Finalement, les figurines d’argile de Fengxiang (Shaanxi) reflètent l’audace et la rusticité typiques au plateau de lœss. Autrefois connue comme Yongzhou, Fengxiang est le berceau de la dynastie des Qin (221–207 av. J.-C.) et une ville importante sur la route de la Soie. On dit que son art de l’argile remonterait au début de la dynastie des Ming, il y a 600 ans. Après la victoire finale des troupes des Ming, un groupe de soldats, auparavant potiers au Jiangxi, sont restés dans le village de Liuying de Fengxiang. Pendant la saison morte, ils façonnaient de la poterie en utilisant de l’argile, du coton brut, des chiffons et des rebuts de papier.

Les œuvres de Fengxiang appartiennent à trois catégories : les jouets – surtout les 12 animaux symboliques des rameaux terrestres; les décorations à suspendre – les masques et les têtes de tigre, de bœuf, de lion et d’autres animaux significatifs; et les personnages humains. C’est probablement à cause des origines militaires de la ville que le tigre a été un thème important dans l’art de Fengxiang.

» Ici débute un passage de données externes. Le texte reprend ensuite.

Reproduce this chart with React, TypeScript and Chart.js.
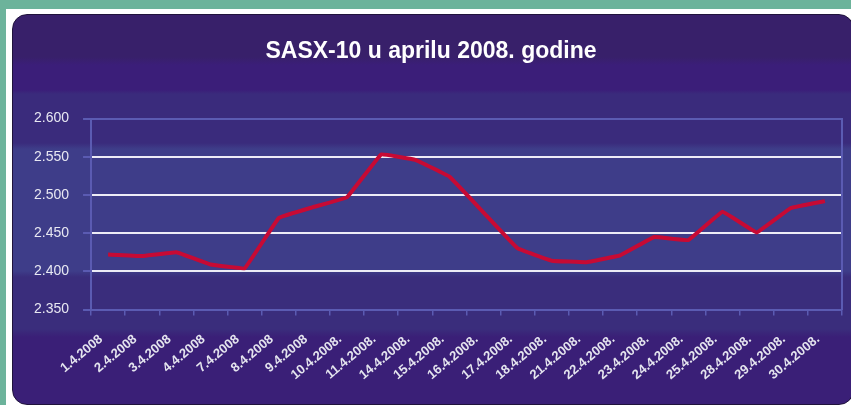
import React, { useEffect, useRef } from "react";
import { Chart, registerables } from "chart.js";

Chart.register(...registerables);

const chartTitle = "SASX-10 u aprilu 2008. godine";
const dates = [
  "1.4.2008", "2.4.2008", "3.4.2008", "4.4.2008", "7.4.2008", "8.4.2008", "9.4.2008",
  "10.4.2008.", "11.4.2008.", "14.4.2008.", "15.4.2008.", "16.4.2008.", "17.4.2008.",
  "18.4.2008.", "21.4.2008.", "22.4.2008.", "23.4.2008.", "24.4.2008.", "25.4.2008.",
  "28.4.2008.", "29.4.2008.", "30.4.2008.",
];
const sasx10 = [
  2422, 2420, 2425, 2409, 2404, 2470, 2484, 2497, 2553, 2546, 2524,
  2477, 2430, 2414, 2412, 2421, 2445, 2441, 2478, 2451, 2483, 2492,
];
const yMin = 2350;
const yMax = 2600;
const yStep = 50;

const FONT = "'Liberation Sans', Arial, sans-serif";
const LAV = "#5b5bb2";

export default function App() {
  const ref = useRef<HTMLCanvasElement>(null);

  useEffect(() => {
    const chart = new Chart(ref.current!, {
      type: "line",
      data: {
        labels: dates,
        datasets: [
          {
            data: sasx10,
            borderColor: "#c70a34",
            borderWidth: 4,
            pointRadius: 0,
            tension: 0.05,
            fill: false,
          },
        ],
      },
      options: {
        responsive: false,
        animation: false,
        layout: { padding: { left: 20, right: 9, top: 0, bottom: 6 } },
        plugins: {
          legend: { display: false },
          tooltip: { enabled: false },
          title: {
            display: true,
            text: chartTitle,
            color: "#ffffff",
            font: { family: FONT, size: 23, weight: "bold" },
            padding: { top: 38, bottom: 53 },
          },
        },
        scales: {
          x: {
            offset: true,
            afterFit: (scale: any) => {
              scale.paddingLeft = 0;
              scale.paddingRight = 0;
            },
            grid: {
              offset: true,
              drawOnChartArea: false,
              drawTicks: true,
              tickLength: 6,
              color: LAV,
              lineWidth: 1.5,
            },
            border: { color: LAV, width: 2 },
            ticks: {
              color: "#e4e4ee",
              font: { family: FONT, size: 13, weight: "bold" },
              minRotation: 40,
              maxRotation: 40,
              padding: 16,
              labelOffset: -7,
              autoSkip: false,
            },
          },
          y: {
            min: yMin,
            max: yMax,
            ticks: {
              stepSize: yStep,
              color: "#e8e8f2",
              font: { family: FONT, size: 14 },
              padding: 14,
              callback: (v: any) => (Number(v) / 1000).toFixed(3),
            },
            grid: {
              color: (ctx: any) =>
                ctx.tick && (ctx.tick.value === yMin || ctx.tick.value === yMax) ? LAV : "#ececf6",
              lineWidth: 2,
              tickColor: LAV,
              tickLength: 8,
            },
            border: { color: LAV, width: 2 },
          },
          y2: {
            position: "right",
            min: yMin,
            max: yMax,
            ticks: { display: false },
            grid: { drawOnChartArea: false, drawTicks: false },
            border: { color: LAV, width: 2 },
          },
        },
      },
    });
    return () => chart.destroy();
  }, []);

  return (
    <div
      style={{
        position: "fixed",
        left: 0,
        top: 0,
        width: 851,
        height: 405,
        background: "#6cb39b",
        overflow: "hidden",
      }}
    >
      <div
        style={{
          position: "absolute",
          left: 6,
          top: 9,
          right: 0,
          bottom: 0,
          background: "#ffffff",
        }}
      />
      <div
        style={{
          position: "absolute",
          left: 12,
          top: 14,
          width: 840,
          height: 389,
          borderRadius: 15,
          border: "1px solid #20133c",
          background:
            "linear-gradient(to bottom, #38206a 0px, #38206a 42px, #3b1e79 50px, #3b1e79 75px, #3a2b7c 79px, #3a2b7c 128px, #3e3d89 134px, #3e3d89 256px, #3a2d7c 262px, #3a2d7c 314px, #3a1f77 322px, #3a1f77 100%)",
        }}
      />
      <canvas
        ref={ref}
        width={851}
        height={405}
        style={{ position: "absolute", left: 0, top: 0, width: 851, height: 405 }}
      />
    </div>
  );
}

Dans la culture chinoise, le tigre est respecté comme l’animal le plus puissant et il symbolise l’héroïsme. Pour les gens ordinaires, il est un animal majestueux qui dévore les démons et les mauvais esprits, et son héroïsme peut les protéger contre le malheur. Le tigre est également le symbole de la longévité, car les Chinois anciens croyaient qu’il pouvait atteindre l’âge de 1 000 ans. Au Shaanxi, de nombreux villageois préparent, comme partie de la dot pour leur fille qui est fiancée, une paire de tigres à suspendre qui l’accompagnera et la protégera dans sa nouvelle vie. Pendant les fêtes, ils suspendent également à leur porte des tigres qui garderont leur maison. L’importance accordée au tigre est bien illustrée par l’omniprésence de cet animal sur les jouets, les chaussures, les chapeaux et les oreillers des enfants.

Tigre___suspendre

Tigre à suspendre, Fengxiang

Les figurines d’argile de Fengxiang sont peintes de couleurs vives ou en noir et blanc, et pour la plupart, elles sont considérées comme un type d’amulettes. Les tigres à suspendre, aux couleurs contrastées, ont des fronts aux motifs de fleurs et des yeux exorbités. Deux poissons leur servent de sourcils, et leur nez est une combinaison des organes sexuels mâle et femelle, ce qui évoque la vénération que l’on vouait au phallus dans le passé. Il y a aussi une autre explication : dans la philosophie chinoise, l’union du yin et du yang, deux opposés, est à l’origine de l’univers.

En tant qu’art populaire, les figurines d’argile existent aussi dans plusieurs autres provinces (Shandong, Hebei, Shanxi, Zhejiang, Anhui, Gansu, Sichuan et Liaoning) et des villages sont connus pour leur pratique de cet artisanat ancien.